**Work to do**
Leaving out the pictures, please retype each record exactly.

start

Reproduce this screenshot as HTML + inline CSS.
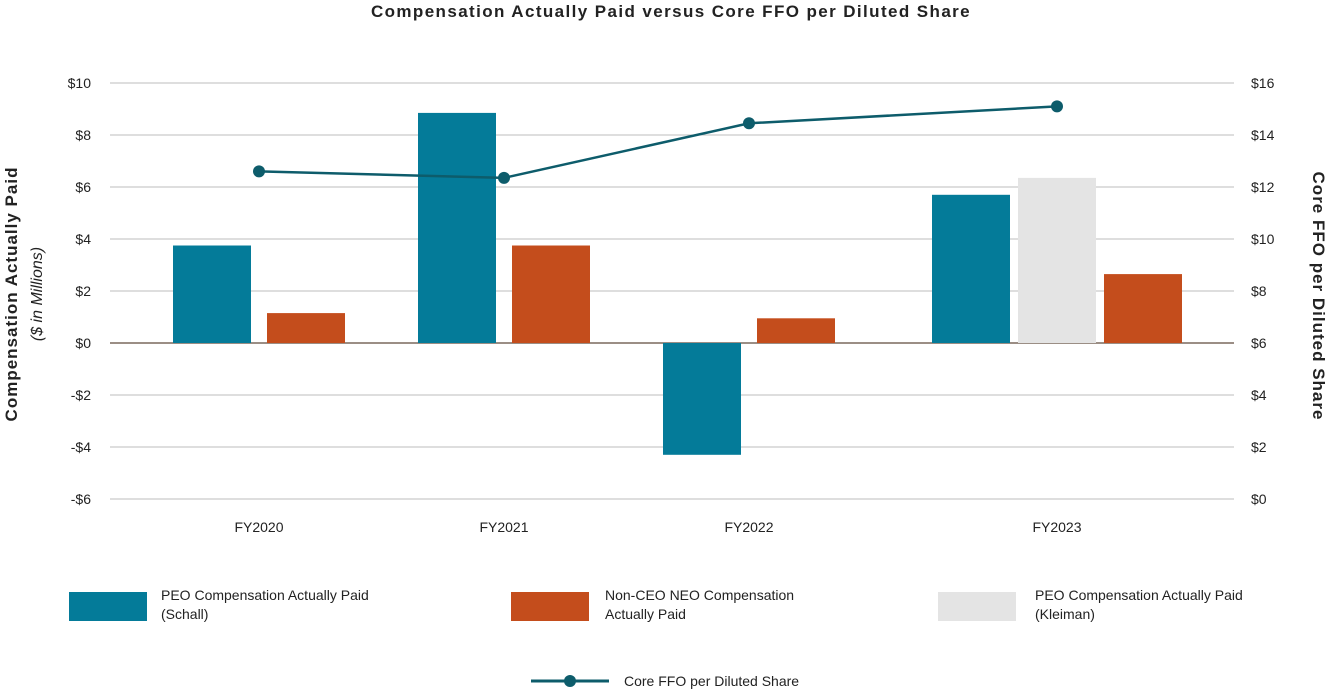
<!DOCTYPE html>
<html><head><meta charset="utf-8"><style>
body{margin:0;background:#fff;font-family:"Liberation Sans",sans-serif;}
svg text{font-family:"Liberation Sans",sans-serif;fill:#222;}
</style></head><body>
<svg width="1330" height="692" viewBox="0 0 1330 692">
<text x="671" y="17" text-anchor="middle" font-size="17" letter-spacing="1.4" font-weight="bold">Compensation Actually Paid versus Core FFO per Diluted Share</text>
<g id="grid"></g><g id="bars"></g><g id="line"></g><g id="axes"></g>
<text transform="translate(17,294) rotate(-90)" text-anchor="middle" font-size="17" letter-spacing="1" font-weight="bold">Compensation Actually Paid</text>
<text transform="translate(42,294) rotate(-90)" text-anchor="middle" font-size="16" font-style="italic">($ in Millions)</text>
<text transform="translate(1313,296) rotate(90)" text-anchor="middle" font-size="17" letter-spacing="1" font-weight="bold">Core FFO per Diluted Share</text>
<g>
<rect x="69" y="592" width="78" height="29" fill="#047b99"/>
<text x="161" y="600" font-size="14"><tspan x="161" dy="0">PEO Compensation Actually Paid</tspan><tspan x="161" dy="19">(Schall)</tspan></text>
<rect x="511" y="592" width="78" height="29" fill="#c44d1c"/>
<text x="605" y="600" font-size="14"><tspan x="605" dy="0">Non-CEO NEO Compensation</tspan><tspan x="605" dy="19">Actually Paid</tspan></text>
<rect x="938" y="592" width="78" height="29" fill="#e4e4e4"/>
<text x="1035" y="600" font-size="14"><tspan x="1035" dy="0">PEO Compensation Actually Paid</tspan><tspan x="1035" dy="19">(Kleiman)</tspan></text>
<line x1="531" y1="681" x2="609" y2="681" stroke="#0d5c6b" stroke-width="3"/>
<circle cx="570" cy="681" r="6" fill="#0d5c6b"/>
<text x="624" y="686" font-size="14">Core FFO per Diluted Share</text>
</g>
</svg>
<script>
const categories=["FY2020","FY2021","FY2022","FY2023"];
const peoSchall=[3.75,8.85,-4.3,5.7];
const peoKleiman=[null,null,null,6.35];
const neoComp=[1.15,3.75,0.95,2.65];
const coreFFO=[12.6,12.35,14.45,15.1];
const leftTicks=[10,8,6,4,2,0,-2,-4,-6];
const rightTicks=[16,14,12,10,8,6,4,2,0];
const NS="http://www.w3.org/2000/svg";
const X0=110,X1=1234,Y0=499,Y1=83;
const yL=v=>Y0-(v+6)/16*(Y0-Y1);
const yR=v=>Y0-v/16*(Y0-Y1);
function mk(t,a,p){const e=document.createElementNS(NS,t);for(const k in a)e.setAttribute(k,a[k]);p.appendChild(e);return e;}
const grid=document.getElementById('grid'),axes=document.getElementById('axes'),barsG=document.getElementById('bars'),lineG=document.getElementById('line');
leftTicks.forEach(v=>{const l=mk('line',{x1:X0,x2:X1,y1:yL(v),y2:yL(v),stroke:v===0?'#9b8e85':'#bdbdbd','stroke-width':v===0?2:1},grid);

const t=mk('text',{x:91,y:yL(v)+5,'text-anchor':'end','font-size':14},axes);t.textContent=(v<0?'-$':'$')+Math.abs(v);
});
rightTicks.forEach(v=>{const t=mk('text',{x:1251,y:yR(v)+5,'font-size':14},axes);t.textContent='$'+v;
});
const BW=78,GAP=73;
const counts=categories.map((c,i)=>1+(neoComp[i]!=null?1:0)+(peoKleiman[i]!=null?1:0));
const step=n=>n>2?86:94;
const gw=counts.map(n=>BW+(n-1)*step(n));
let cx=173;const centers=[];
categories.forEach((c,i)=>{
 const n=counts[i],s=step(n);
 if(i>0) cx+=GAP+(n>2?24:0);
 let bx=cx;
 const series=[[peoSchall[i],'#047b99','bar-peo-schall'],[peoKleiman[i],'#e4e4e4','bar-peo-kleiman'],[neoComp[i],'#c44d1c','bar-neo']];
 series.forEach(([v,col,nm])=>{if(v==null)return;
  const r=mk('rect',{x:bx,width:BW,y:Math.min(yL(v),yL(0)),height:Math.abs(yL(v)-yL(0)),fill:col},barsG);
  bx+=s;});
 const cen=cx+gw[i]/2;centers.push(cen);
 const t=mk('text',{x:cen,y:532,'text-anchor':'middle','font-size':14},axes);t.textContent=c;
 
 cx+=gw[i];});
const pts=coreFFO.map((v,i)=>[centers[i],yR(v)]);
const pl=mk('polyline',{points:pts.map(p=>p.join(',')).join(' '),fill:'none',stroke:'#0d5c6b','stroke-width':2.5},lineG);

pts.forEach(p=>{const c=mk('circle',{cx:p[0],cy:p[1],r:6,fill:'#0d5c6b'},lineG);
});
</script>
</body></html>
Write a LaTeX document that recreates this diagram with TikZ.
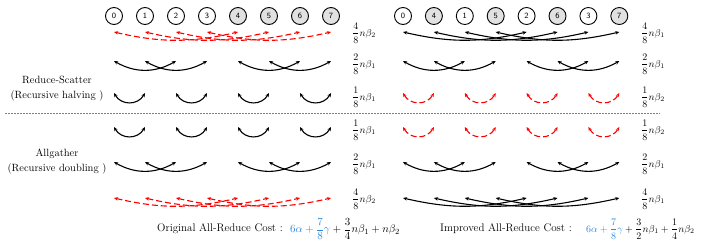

end

**Written reply**
Reproduce this screenshot as HTML + inline CSS.
<!DOCTYPE html>
<html><head><meta charset="utf-8"><style>
body{margin:0;background:#fff;font-family:"Liberation Sans",sans-serif;}
svg text{font-family:"Liberation Sans",sans-serif;fill:#222;}
</style></head><body>
<svg width="1330" height="692" viewBox="0 0 1330 692">
<text x="671" y="17" text-anchor="middle" font-size="17" letter-spacing="1.4" font-weight="bold">Compensation Actually Paid versus Core FFO per Diluted Share</text>
<g id="grid"></g><g id="bars"></g><g id="line"></g><g id="axes"></g>
<text transform="translate(17,294) rotate(-90)" text-anchor="middle" font-size="17" letter-spacing="1" font-weight="bold">Compensation Actually Paid</text>
<text transform="translate(42,294) rotate(-90)" text-anchor="middle" font-size="16" font-style="italic">($ in Millions)</text>
<text transform="translate(1313,296) rotate(90)" text-anchor="middle" font-size="17" letter-spacing="1" font-weight="bold">Core FFO per Diluted Share</text>
<g>
<rect x="69" y="592" width="78" height="29" fill="#047b99"/>
<text x="161" y="600" font-size="14"><tspan x="161" dy="0">PEO Compensation Actually Paid</tspan><tspan x="161" dy="19">(Schall)</tspan></text>
<rect x="511" y="592" width="78" height="29" fill="#c44d1c"/>
<text x="605" y="600" font-size="14"><tspan x="605" dy="0">Non-CEO NEO Compensation</tspan><tspan x="605" dy="19">Actually Paid</tspan></text>
<rect x="938" y="592" width="78" height="29" fill="#e4e4e4"/>
<text x="1035" y="600" font-size="14"><tspan x="1035" dy="0">PEO Compensation Actually Paid</tspan><tspan x="1035" dy="19">(Kleiman)</tspan></text>
<line x1="531" y1="681" x2="609" y2="681" stroke="#0d5c6b" stroke-width="3"/>
<circle cx="570" cy="681" r="6" fill="#0d5c6b"/>
<text x="624" y="686" font-size="14">Core FFO per Diluted Share</text>
</g>
</svg>
<script>
const categories=["FY2020","FY2021","FY2022","FY2023"];
const peoSchall=[3.75,8.85,-4.3,5.7];
const peoKleiman=[null,null,null,6.35];
const neoComp=[1.15,3.75,0.95,2.65];
const coreFFO=[12.6,12.35,14.45,15.1];
const leftTicks=[10,8,6,4,2,0,-2,-4,-6];
const rightTicks=[16,14,12,10,8,6,4,2,0];
const NS="http://www.w3.org/2000/svg";
const X0=110,X1=1234,Y0=499,Y1=83;
const yL=v=>Y0-(v+6)/16*(Y0-Y1);
const yR=v=>Y0-v/16*(Y0-Y1);
function mk(t,a,p){const e=document.createElementNS(NS,t);for(const k in a)e.setAttribute(k,a[k]);p.appendChild(e);return e;}
const grid=document.getElementById('grid'),axes=document.getElementById('axes'),barsG=document.getElementById('bars'),lineG=document.getElementById('line');
leftTicks.forEach(v=>{const l=mk('line',{x1:X0,x2:X1,y1:yL(v),y2:yL(v),stroke:v===0?'#9b8e85':'#bdbdbd','stroke-width':v===0?2:1},grid);

const t=mk('text',{x:91,y:yL(v)+5,'text-anchor':'end','font-size':14},axes);t.textContent=(v<0?'-$':'$')+Math.abs(v);
});
rightTicks.forEach(v=>{const t=mk('text',{x:1251,y:yR(v)+5,'font-size':14},axes);t.textContent='$'+v;
});
const BW=78,GAP=73;
const counts=categories.map((c,i)=>1+(neoComp[i]!=null?1:0)+(peoKleiman[i]!=null?1:0));
const step=n=>n>2?86:94;
const gw=counts.map(n=>BW+(n-1)*step(n));
let cx=173;const centers=[];
categories.forEach((c,i)=>{
 const n=counts[i],s=step(n);
 if(i>0) cx+=GAP+(n>2?24:0);
 let bx=cx;
 const series=[[peoSchall[i],'#047b99','bar-peo-schall'],[peoKleiman[i],'#e4e4e4','bar-peo-kleiman'],[neoComp[i],'#c44d1c','bar-neo']];
 series.forEach(([v,col,nm])=>{if(v==null)return;
  const r=mk('rect',{x:bx,width:BW,y:Math.min(yL(v),yL(0)),height:Math.abs(yL(v)-yL(0)),fill:col},barsG);
  bx+=s;});
 const cen=cx+gw[i]/2;centers.push(cen);
 const t=mk('text',{x:cen,y:532,'text-anchor':'middle','font-size':14},axes);t.textContent=c;
 
 cx+=gw[i];});
const pts=coreFFO.map((v,i)=>[centers[i],yR(v)]);
const pl=mk('polyline',{points:pts.map(p=>p.join(',')).join(' '),fill:'none',stroke:'#0d5c6b','stroke-width':2.5},lineG);

pts.forEach(p=>{const c=mk('circle',{cx:p[0],cy:p[1],r:6,fill:'#0d5c6b'},lineG);
});
</script>
</body></html>
Write a LaTeX document that recreates this diagram with TikZ.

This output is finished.